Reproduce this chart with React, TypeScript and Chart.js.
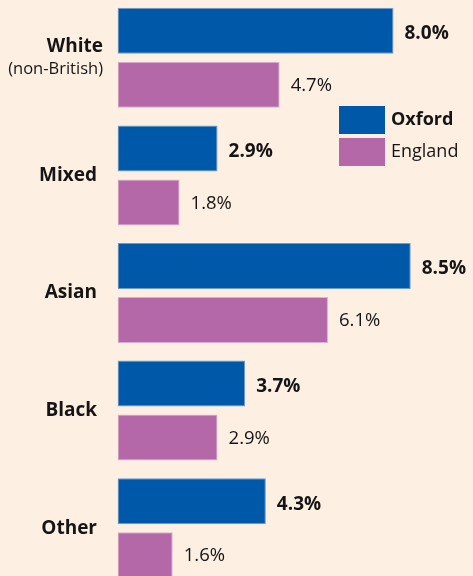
import React, { useEffect, useRef } from "react";
import { Chart, registerables } from "chart.js";

Chart.register(...registerables);

const categories = ["White", "Mixed", "Asian", "Black", "Other"];
const categorySubtitles = ["(non-British)", "", "", "", ""];
const oxfordValues = [8.0, 2.9, 8.5, 3.7, 4.3];
const englandValues = [4.7, 1.8, 6.1, 2.9, 1.6];
const seriesNames = ["Oxford", "England"];

const BG = "#fdf0e3";
const BLUE = "#0059a8";
const PINK = "#b468a8";
const TEXT = "#151515";
const FONT = "'Open Sans', 'Noto Sans', sans-serif";

export default function App() {
  const ref = useRef<HTMLCanvasElement | null>(null);

  useEffect(() => {
    document.body.style.margin = "0";
    document.body.style.background = BG;
    const canvas = ref.current;
    if (!canvas) return;

    const customPlugin = {
      id: "custom",
      beforeDraw(chart: any) {
        const { ctx, width, height } = chart;
        ctx.save();
        ctx.fillStyle = BG;
        ctx.fillRect(0, 0, width, height);
        ctx.restore();
      },
      afterDraw(chart: any) {
        const { ctx } = chart;
        const yScale = chart.scales.y;
        ctx.save();
        ctx.fillStyle = TEXT;
        ctx.textBaseline = "middle";
        categories.forEach((cat, i) => {
          const y = yScale.getPixelForValue(i);
          const sub = categorySubtitles[i];
          ctx.textAlign = "right";
          if (sub) {
            ctx.font = `bold 19px ${FONT}`;
            ctx.fillText(cat, 103, y - 11);
            ctx.font = `16.5px ${FONT}`;
            ctx.fillText(sub, 103, y + 11);
          } else {
            ctx.font = `bold 19px ${FONT}`;
            ctx.fillText(cat, 97, y);
          }
        });
        chart.data.datasets.forEach((ds: any, di: number) => {
          const meta = chart.getDatasetMeta(di);
          meta.data.forEach((bar: any, i: number) => {
            ctx.textAlign = "left";
            ctx.font = di === 0 ? `bold 19px ${FONT}` : `18.5px ${FONT}`;
            ctx.fillText(ds.data[i].toFixed(1) + "%", bar.x + 11, bar.y + (di === 0 ? 3 : 1));
          });
        });
        const lx = 339;
        const ly = [107, 139];
        chart.data.datasets.forEach((ds: any, di: number) => {
          ctx.fillStyle = ds.backgroundColor;
          ctx.fillRect(lx, ly[di], 46, 28);
          ctx.fillStyle = TEXT;
          ctx.textAlign = "left";
          ctx.font = di === 0 ? `bold 18px ${FONT}` : `18px ${FONT}`;
          ctx.fillText(ds.label, lx + 52, ly[di] + 14);
        });
        ctx.restore();
      },
    };

    const chart = new Chart(canvas, {
      type: "bar",
      data: {
        labels: categories,
        datasets: [
          {
            label: seriesNames[0],
            data: oxfordValues,
            backgroundColor: BLUE,
            borderColor: "#6f9bcb",
            borderWidth: 1,
            borderSkipped: false,
            categoryPercentage: 0.9184,
            barPercentage: 0.852,
          },
          {
            label: seriesNames[1],
            data: englandValues,
            backgroundColor: PINK,
            borderColor: "#dcaed3",
            borderWidth: 1,
            borderSkipped: false,
            categoryPercentage: 0.9184,
            barPercentage: 0.852,
          },
        ],
      },
      options: {
        indexAxis: "y",
        responsive: false,
        animation: false,
        devicePixelRatio: 1,
        layout: { padding: { left: 117.5, right: 10.5, top: 0, bottom: 0 } },
        plugins: {
          legend: { display: false },
          tooltip: { enabled: false },
        },
        scales: {
          x: { display: false, min: 0, max: 10 },
          y: { display: false },
        },
      },
      plugins: [customPlugin],
    } as any);

    return () => chart.destroy();
  }, []);

  return (
    <div style={{ width: 473, height: 576, overflow: "hidden", background: BG }}>
      <canvas
        ref={ref}
        width={473}
        height={588}
        style={{ display: "block", marginTop: -1 }}
      />
    </div>
  );
}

──────

• _The exercise_:
Restate, line by line and word for word, everything from the top of the material through the line that contains "const ref = useRef<HTMLCanvasElement". Leave pictures out.

• _Solution to the exercise_:
Reproduce this chart with React, TypeScript and Chart.js.
import React, { useEffect, useRef } from "react";
import { Chart, registerables } from "chart.js";

Chart.register(...registerables);

const categories = ["White", "Mixed", "Asian", "Black", "Other"];
const categorySubtitles = ["(non-British)", "", "", "", ""];
const oxfordValues = [8.0, 2.9, 8.5, 3.7, 4.3];
const englandValues = [4.7, 1.8, 6.1, 2.9, 1.6];
const seriesNames = ["Oxford", "England"];

const BG = "#fdf0e3";
const BLUE = "#0059a8";
const PINK = "#b468a8";
const TEXT = "#151515";
const FONT = "'Open Sans', 'Noto Sans', sans-serif";

export default function App() {
  const ref = useRef<HTMLCanvasElement | null>(null);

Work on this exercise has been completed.